Executives should also plan for phased maturity. Phase one may focus on visibility into backlog, utilization, and monthly revenue forecast. Phase two can add role-based capacity planning, margin forecasting, and scenario modeling. Phase three can introduce AI-driven recommendations, predictive risk scoring, and automated exception routing. This staged approach reduces implementation risk while delivering measurable value early.
Executive recommendations for improving revenue and capacity forecasting
CFOs should push for a forecast model that reconciles bookings, backlog, earned revenue, billed revenue, and cash collections in one operating view. CIOs should prioritize cloud ERP and analytics integration that eliminates duplicate project and resource data. Practice leaders should insist on role-level capacity visibility instead of aggregate utilization reporting. Together, these changes create a more reliable operating cadence for growth.

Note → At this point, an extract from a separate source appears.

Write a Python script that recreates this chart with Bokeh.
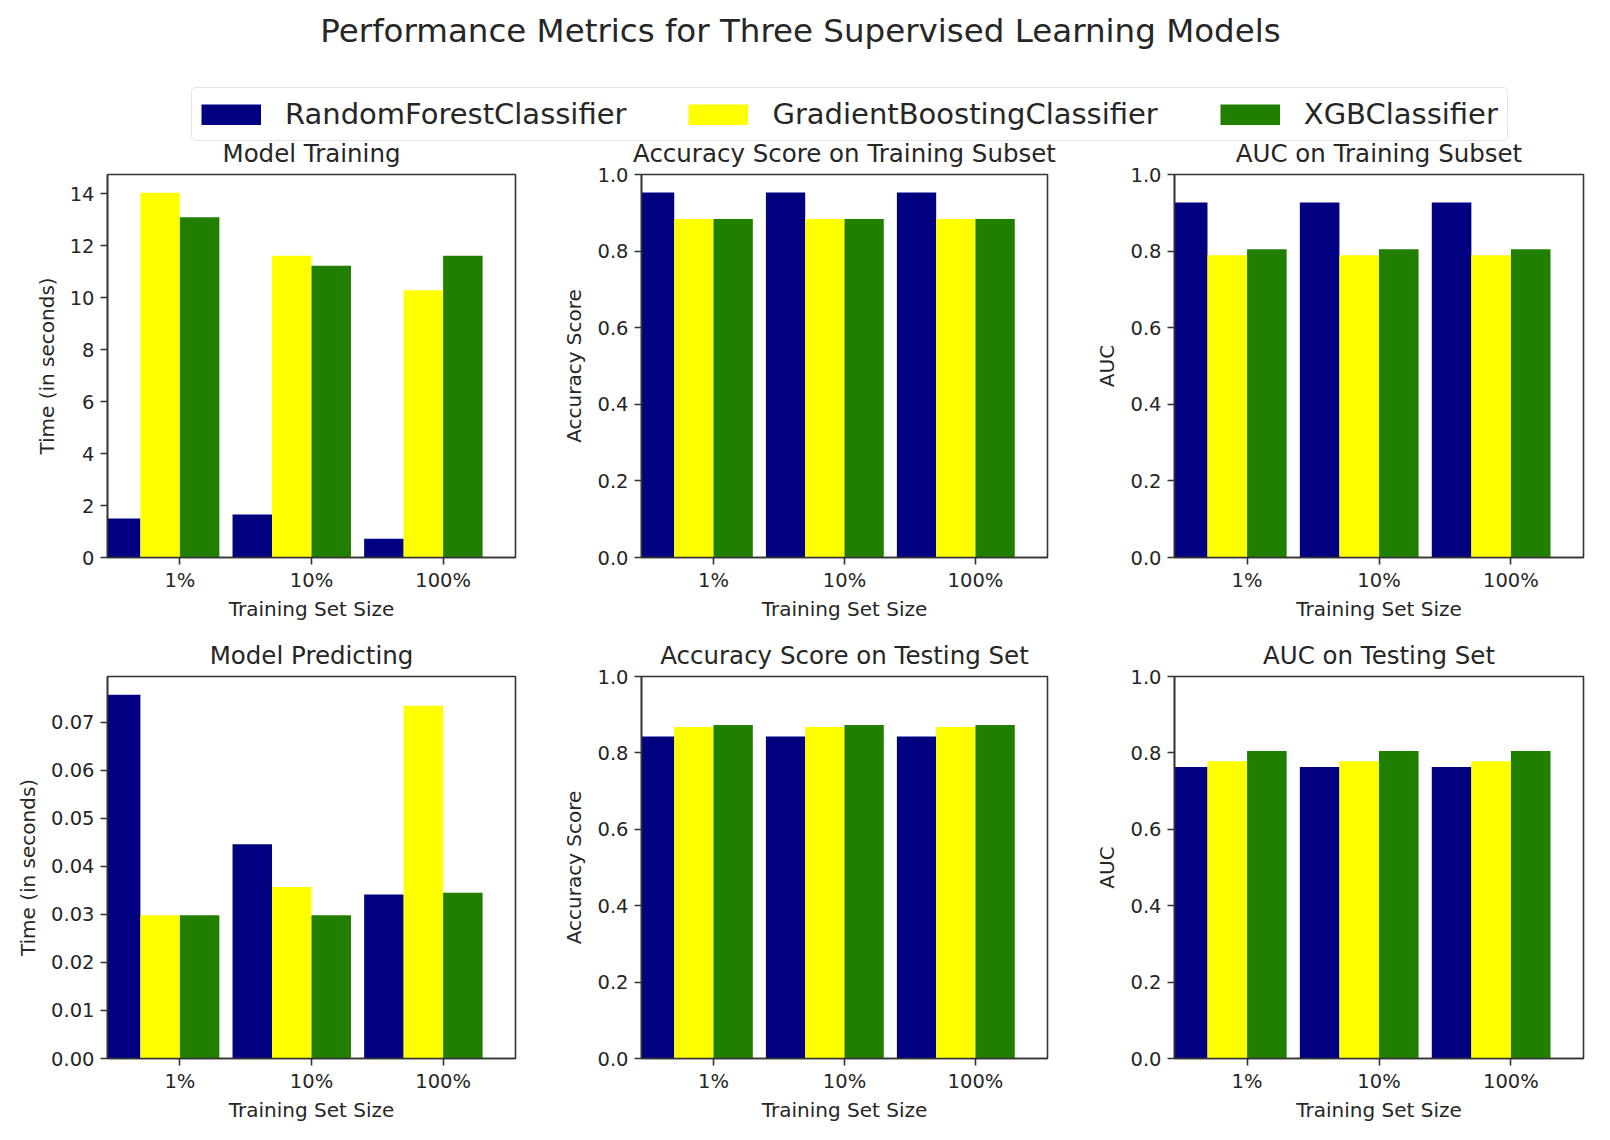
from bokeh.plotting import figure
from bokeh.layouts import column, row
from bokeh.models import (Range1d, FixedTicker, PrintfTickFormatter, Legend,
                          LegendItem, ColumnDataSource)
from bokeh.core.properties import value
from bokeh.embed import file_html
from bokeh.resources import INLINE

FONT = "DejaVu Sans"
TEXT = "#262626"
FRAME = "#333333"

suptitle = "Performance Metrics for Three Supervised Learning Models"
sizes = ["1%", "10%", "100%"]
models = ["RandomForestClassifier", "GradientBoostingClassifier", "XGBClassifier"]
colors = ["#000080", "#ffff00", "#217f00"]
bar_width = 0.3

# Model Training (time in seconds)
train_time_rf = [1.50, 1.65, 0.72]
train_time_gb = [14.03, 11.61, 10.28]
train_time_xgb = [13.09, 11.22, 11.61]
# Accuracy on training subset
acc_train_rf = [0.953, 0.953, 0.953]
acc_train_gb = [0.884, 0.884, 0.884]
acc_train_xgb = [0.884, 0.884, 0.884]
# AUC on training subset
auc_train_rf = [0.927, 0.927, 0.927]
auc_train_gb = [0.789, 0.789, 0.789]
auc_train_xgb = [0.805, 0.805, 0.805]
# Model Predicting (time in seconds)
pred_time_rf = [0.0757, 0.0446, 0.0341]
pred_time_gb = [0.0298, 0.0357, 0.0734]
pred_time_xgb = [0.0298, 0.0298, 0.0345]
# Accuracy on testing set
acc_test_rf = [0.843, 0.843, 0.843]
acc_test_gb = [0.868, 0.868, 0.868]
acc_test_xgb = [0.873, 0.873, 0.873]
# AUC on testing set
auc_test_rf = [0.763, 0.763, 0.763]
auc_test_gb = [0.778, 0.778, 0.778]
auc_test_xgb = [0.805, 0.805, 0.805]

time_train_ticks = [0, 2, 4, 6, 8, 10, 12, 14]
time_pred_ticks = [0.00, 0.01, 0.02, 0.03, 0.04, 0.05, 0.06, 0.07]
score_ticks = [0.0, 0.2, 0.4, 0.6, 0.8, 1.0]

xticks = [i + 1.5 * bar_width for i in range(len(sizes))]


def make_panel(title, ylabel, series, yticks, fmt, yrange, width, height,
               bl, br, bt, bb):
    p = figure(width=width, height=height,
               x_range=Range1d(-0.1, 3.0), y_range=Range1d(*yrange),
               output_backend="svg", toolbar_location=None,
               min_border_left=bl, min_border_right=br,
               min_border_top=bt, min_border_bottom=bb, title=title)
    for k, (vals, c) in enumerate(zip(series, colors)):
        src = ColumnDataSource(dict(
            x=[i + k * bar_width for i in range(len(sizes))], top=vals))
        p.vbar(x="x", top="top", bottom=0, width=bar_width, source=src,
               fill_color=c, line_color=None)
    p.grid.visible = False
    p.outline_line_color = FRAME
    p.outline_line_width = 1.6
    p.background_fill_color = "white"
    p.border_fill_color = "white"
    p.border_fill_alpha = 0.0

    p.title.align = "center"
    p.title.text_font = FONT
    p.title.text_font_size = "24.5px"
    p.title.text_font_style = "normal"
    p.title.text_color = TEXT
    p.title.standoff = 14

    p.xaxis.ticker = FixedTicker(ticks=xticks)
    p.xaxis.major_label_overrides = {t: s for t, s in zip(xticks, sizes)}
    p.xaxis.axis_label = "Training Set Size"
    p.yaxis.ticker = FixedTicker(ticks=yticks)
    p.yaxis.formatter = PrintfTickFormatter(format=fmt)
    p.yaxis.axis_label = ylabel
    for ax in (p.xaxis, p.yaxis):
        ax.axis_line_color = FRAME
        ax.axis_line_width = 1.6
        ax.major_tick_line_color = FRAME
        ax.major_tick_line_width = 1.6
        ax.major_tick_out = 7
        ax.major_tick_in = 0
        ax.minor_tick_line_color = None
        ax.major_label_text_font = FONT
        ax.major_label_text_font_size = "19.5px"
        ax.major_label_text_color = TEXT
        ax.axis_label_text_font = FONT
        ax.axis_label_text_font_size = "20px"
        ax.axis_label_text_font_style = "normal"
        ax.axis_label_text_color = TEXT
    p.xaxis.major_label_standoff = 4
    p.yaxis.major_label_standoff = 6
    p.xaxis.axis_label_standoff = 2
    p.yaxis.axis_label_standoff = 8
    return p


t_max = 1.05 * max(train_time_rf + train_time_gb + train_time_xgb)
p_max = 1.05 * max(pred_time_rf + pred_time_gb + pred_time_xgb)

widths = [534, 534, 538]
lefts = [107, 107, 106]
rights = [19, 21, 23]

row1_specs = [
    ("Model Training", "Time (in seconds)",
     [train_time_rf, train_time_gb, train_time_xgb], time_train_ticks, "%d", (0, t_max)),
    ("Accuracy Score on Training Subset", "Accuracy Score",
     [acc_train_rf, acc_train_gb, acc_train_xgb], score_ticks, "%.1f", (0, 1)),
    ("AUC on Training Subset", "AUC",
     [auc_train_rf, auc_train_gb, auc_train_xgb], score_ticks, "%.1f", (0, 1)),
]
row2_specs = [
    ("Model Predicting", "Time (in seconds)",
     [pred_time_rf, pred_time_gb, pred_time_xgb], time_pred_ticks, "%.2f", (0, p_max)),
    ("Accuracy Score on Testing Set", "Accuracy Score",
     [acc_test_rf, acc_test_gb, acc_test_xgb], score_ticks, "%.1f", (0, 1)),
    ("AUC on Testing Set", "AUC",
     [auc_test_rf, auc_test_gb, auc_test_xgb], score_ticks, "%.1f", (0, 1)),
]

row1 = [make_panel(*s, widths[j], 502, lefts[j], rights[j], 46, 73)
        for j, s in enumerate(row1_specs)]
row2 = [make_panel(*s, widths[j], 502, lefts[j], rights[j], 46, 74)
        for j, s in enumerate(row2_specs)]

# Header with suptitle and legend (overlaps the first row's top border a bit)
HW, HH = 1606, 144
header = figure(width=HW, height=HH, x_range=Range1d(0, HW), y_range=Range1d(HH, 0),
                output_backend="svg", toolbar_location=None,
                x_axis_location=None, y_axis_location=None, min_border=0,
                margin=(0, 0, -16, 0))
header.grid.visible = False
header.outline_line_color = None
header.text(x=[800], y=[30], text=[suptitle], text_font=value(FONT),
            text_font_size="32.5px", text_align="center", text_baseline="alphabetic",
            text_color=TEXT)
items = []
for name, c in zip(models, colors):
    # thick butt-capped line -> solid 60x21 legend swatch
    r = header.line(x=[0], y=[0], line_color=c, line_width=21, line_cap="butt")
    items.append(LegendItem(label=name, renderers=[r]))
legend = Legend(items=items, orientation="horizontal", location=(191, 3),
                glyph_width=60, glyph_height=21, label_standoff=24, spacing=62,
                padding=9, margin=0, label_text_font=FONT,
                label_text_font_size="29px", label_text_color=TEXT,
                border_line_color="#cccccc", border_line_width=1.5,
                background_fill_color="white", background_fill_alpha=1.0)
if "border_radius" in Legend.properties():
    legend.border_radius = 5
header.add_layout(legend)

layout = column(header, row(*row1), row(*row2))

open("out.html", "w").write(file_html(layout, INLINE))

The most effective firms treat forecasting as a cross-functional control tower. Sales, delivery, finance, and resource management work from the same data model, the same definitions, and the same review rhythm. That operating discipline improves not only forecast accuracy but also hiring timing, subcontractor spend, client satisfaction, and margin resilience.
For firms scaling managed services, digital consulting, implementation programs, or multi-country delivery models, professional services ERP business intelligence is no longer optional. It is the foundation for balancing growth with delivery capacity, protecting profitability, and making executive decisions with operational confidence.